Using cumulatives allows me to skip out on the whole percentile/bin definition thing ;-)
Colin Banfield says
Interesting discussion. So are you going to follow Naomi’s advice? Apparently, Lee Wilkinson proposed something called a Pareto dot plot. I’m sure that you must be curious to know what this is and to be the first to demonstrate publicly how to build one in Excel :)
Jon Peltier says
Colin –
I’ve downloaded Wilkinson’s article and applied its techniques to this data set. Once I understood the algorithms and ideas, making the chart was straightforward. I wish I had more time to keep up with the discussion, but I expect to post a follow-up article next week.
Colin Banfield says
Excellent! I should have guessed that you were already on the case :)
Jeff Weir says
Jon – did you mean to say Derek…I’ve always had issues…?
Jon Peltier says
Jeff – Yeah, fixed it. Sorry. I’d just written a response to you and forgot whose comment the next one was addressing.
DaleW says
Derek,
Pareto charts often include a P-P (Percent-Percent) plot such as Jon’s red curves. This represents a cumulative distribution of effect (# of apps) against the cumulative ordered distribution of categories (for Pareto).
It’s not at all ridiculous to show that such a curve passes through the (0,0) origin as well as the (100%,100%) point. In fact, at the risk of showing the obvious, that’s how I’d prefer to draw it. For example, QIMacros draws its Pareto chart in Excel that way, although it doesn’t explicitly put cumulative % on the category count as Jon finally did under duress.

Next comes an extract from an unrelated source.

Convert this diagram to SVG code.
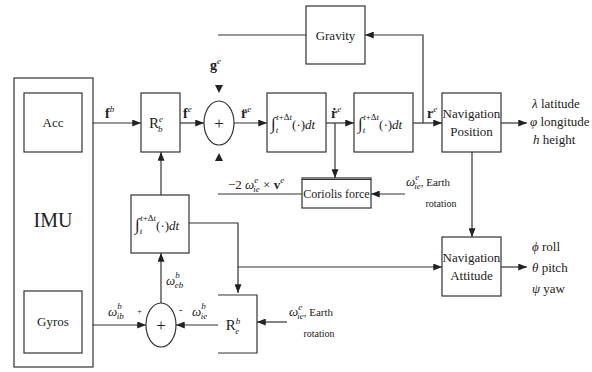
<svg xmlns="http://www.w3.org/2000/svg" width="592" height="372" viewBox="0 0 592 372">
<defs>
<marker id="ah" viewBox="0 0 10 8" refX="10" refY="4" markerWidth="9" markerHeight="7" markerUnits="userSpaceOnUse" orient="auto">
<path d="M0,0 L10,4 L0,8 z" fill="#222"/>
</marker>
</defs>
<style>
.b{fill:#fff;stroke:#333;stroke-width:1.2}
.l{fill:none;stroke:#333;stroke-width:1.2}
.a{fill:none;stroke:#333;stroke-width:1.2;marker-end:url(#ah)}
text{font-family:"Liberation Serif","Times New Roman","DejaVu Serif",Times,serif;fill:#222;font-size:13px}
.c{text-anchor:middle}
.m{font-style:italic}
.bf{font-weight:bold}
.s{font-size:9px}
.ig{font-size:17px}
</style>
<rect width="592" height="372" fill="#fff"/>

<g id="connectors">
<path class="a" d="M82,123 H141"/>
<path class="a" d="M180,123 H204"/>
<path class="a" d="M234,123 H267"/>
<path class="a" d="M326,123 H354"/>
<path class="a" d="M335,123 V178"/>
<path class="a" d="M413,123 H442"/>
<path class="a" d="M423,123 V35 H365"/>
<path class="l" d="M306,35 H218"/>
<path class="a" d="M501,123 H527"/>
<path class="a" d="M472,152 V237"/>
<path class="a" d="M501,267 H527"/>
<path class="a" d="M405,194 H371"/>
<path class="l" d="M302,194 H218"/>
<path d="M215,85 L223,85 L219,93 z" fill="#222"/>
<path d="M215,161 L223,161 L219,153 z" fill="#222"/>
<path class="a" d="M161,195 V152"/>
<path class="a" d="M161,303 V253"/>
<path class="a" d="M189,223 H238 V293"/>
<path class="a" d="M238,267 H442"/>
<path class="a" d="M82,325 H146"/>
<path class="a" d="M218,325 H176"/>
<path class="a" d="M287,322 H257"/>
</g>

<g id="imu">
<rect class="b" x="14" y="78" width="79" height="289" fill="none"/>
<text x="53" y="227" class="c" style="font-size:20px">IMU</text>
</g>
<g id="acc">
<rect class="b" x="24" y="93" width="58" height="59"/>
<text x="53" y="127" class="c">Acc</text>
</g>
<g id="gyros">
<rect class="b" x="24" y="291" width="58" height="62"/>
<text x="53" y="326" class="c">Gyros</text>
</g>
<g id="rbe">
<rect class="b" x="141" y="93" width="39" height="59"/>
<text x="156" y="128" class="c" style="font-size:15px">R<tspan class="m s" dy="-6">e</tspan><tspan class="m s" dx="-5" dy="10">b</tspan></text>
</g>
<g id="sum1">
<ellipse class="b" cx="219" cy="123" rx="15" ry="22"/>
<text x="219" y="129" class="c" style="font-size:17px">+</text>
</g>
<g id="int1">
<rect class="b" x="267" y="93" width="59" height="59"/>
<text x="271" y="129"><tspan class="ig">∫</tspan><tspan class="m s" dy="4">t</tspan><tspan class="s" dy="-13" dx="-2"><tspan class="m">t</tspan>+Δ<tspan class="m">t</tspan></tspan><tspan dy="9">(·)</tspan><tspan class="m">dt</tspan></text>
</g>
<g id="int2">
<rect class="b" x="354" y="93" width="59" height="59"/>
<text x="358" y="129"><tspan class="ig">∫</tspan><tspan class="m s" dy="4">t</tspan><tspan class="s" dy="-13" dx="-2"><tspan class="m">t</tspan>+Δ<tspan class="m">t</tspan></tspan><tspan dy="9">(·)</tspan><tspan class="m">dt</tspan></text>
</g>
<g id="gravity">
<rect class="b" x="306" y="6" width="59" height="58"/>
<text x="335.5" y="40" class="c">Gravity</text>
</g>
<g id="navpos">
<rect class="b" x="442" y="93" width="59" height="59"/>
<text x="471.5" y="118" class="c">Navigation</text>
<text x="471.5" y="136" class="c">Position</text>
</g>
<g id="navatt">
<rect class="b" x="442" y="237" width="59" height="59"/>
<text x="471.5" y="262" class="c">Navigation</text>
<text x="471.5" y="280" class="c">Attitude</text>
</g>
<g id="coriolis">
<rect class="b" x="302" y="178" width="69" height="30"/>
<path class="l" d="M302,179.5 H371" stroke-width="2"/>
<text x="336.5" y="198" class="c" style="font-size:12px">Coriolis force</text>
</g>
<g id="int3">
<rect class="b" x="131" y="195" width="58" height="58"/>
<text x="135" y="230"><tspan class="ig">∫</tspan><tspan class="m s" dy="4">t</tspan><tspan class="s" dy="-13" dx="-2"><tspan class="m">t</tspan>+Δ<tspan class="m">t</tspan></tspan><tspan dy="9">(·)</tspan><tspan class="m">dt</tspan></text>
</g>
<g id="sum2">
<ellipse class="b" cx="161" cy="325" rx="15" ry="22"/>
<text x="161" y="331" class="c" style="font-size:17px">+</text>
</g>
<g id="reb">
<path class="l" d="M218,295 H257 V353 H218"/>
<text x="233" y="330" class="c" style="font-size:15px">R<tspan class="m s" dy="-6">b</tspan><tspan class="m s" dx="-5" dy="10">e</tspan></text>
</g>

<g id="labels">
<text x="105" y="118" class="bf" style="font-size:14px">f<tspan class="m s" dy="-6" font-weight="normal">b</tspan></text>
<text x="183" y="118" class="bf" style="font-size:14px">f<tspan class="m s" dy="-6" font-weight="normal">e</tspan></text>
<text x="210" y="70" class="bf" style="font-size:14px">g<tspan class="m s" dy="-6" font-weight="normal">e</tspan></text>
<text x="241" y="118" class="bf" style="font-size:14px">r̈<tspan class="m s" dy="-6" font-weight="normal">e</tspan></text>
<text x="331" y="118" class="bf" style="font-size:14px">ṙ<tspan class="m s" dy="-6" font-weight="normal">e</tspan></text>
<text x="427" y="118" class="bf" style="font-size:14px">r<tspan class="m s" dy="-6" font-weight="normal">e</tspan></text>
<text x="532" y="108"><tspan class="m">λ</tspan> latitude</text>
<text x="530" y="126"><tspan class="m">φ</tspan> longitude</text>
<text x="533" y="144"><tspan class="m">h</tspan> height</text>
<text x="532" y="251"><tspan class="m">ϕ</tspan> roll</text>
<text x="532" y="272"><tspan class="m">θ</tspan> pitch</text>
<text x="532" y="293"><tspan class="m">ψ</tspan> yaw</text>
<text x="228" y="189" style="font-size:13px">−2 <tspan class="m">ω</tspan><tspan class="m s" dy="-6">e</tspan><tspan class="m s" dx="-5" dy="9">ie</tspan><tspan dy="-3"> × </tspan><tspan class="bf">v</tspan><tspan class="m s" dy="-6">e</tspan></text>
<text x="406" y="186" style="font-size:13px"><tspan class="m">ω</tspan><tspan class="m s" dy="-6">e</tspan><tspan class="m s" dx="-5" dy="9">ie</tspan><tspan dy="-3" style="font-size:11px">, Earth</tspan></text>
<text x="441" y="207" class="c" style="font-size:10px">rotation</text>
<text x="289" y="316" style="font-size:13px"><tspan class="m">ω</tspan><tspan class="m s" dy="-6">e</tspan><tspan class="m s" dx="-5" dy="9">ie</tspan><tspan dy="-3" style="font-size:11px">, Earth</tspan></text>
<text x="319" y="337" class="c" style="font-size:10px">rotation</text>
<text x="108" y="316" style="font-size:13px"><tspan class="m">ω</tspan><tspan class="m s" dy="-7">b</tspan><tspan class="m s" dx="-5" dy="10">ib</tspan></text>
<text x="137" y="314" style="font-size:9px">+</text>
<text x="179" y="313" style="font-size:10px">-</text>
<text x="192" y="316" style="font-size:13px"><tspan class="m">ω</tspan><tspan class="m s" dy="-7">b</tspan><tspan class="m s" dx="-5" dy="10">ie</tspan></text>
<text x="166" y="285" style="font-size:13px"><tspan class="m">ω</tspan><tspan class="m s" dy="-7">b</tspan><tspan class="m s" dx="-5" dy="10">eb</tspan></text>
</g>
</svg>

If you check Wikipedia, you’ll find a distinction between P-P and Q-Q plots, and it is P-P plots that go through (0,0) and (1,1) at their edges, while Quantile-Quantile plots may go to infinity (for continuous variables) at their hypothetical vanishing edges (not generally plotted!).
Renee Adams says
Hello,
Why doesn’t the cumulative percentage line start at zero? How do you do the calculations so that it does?
Raj Henning says
This really is a fairly very good guide to the subject.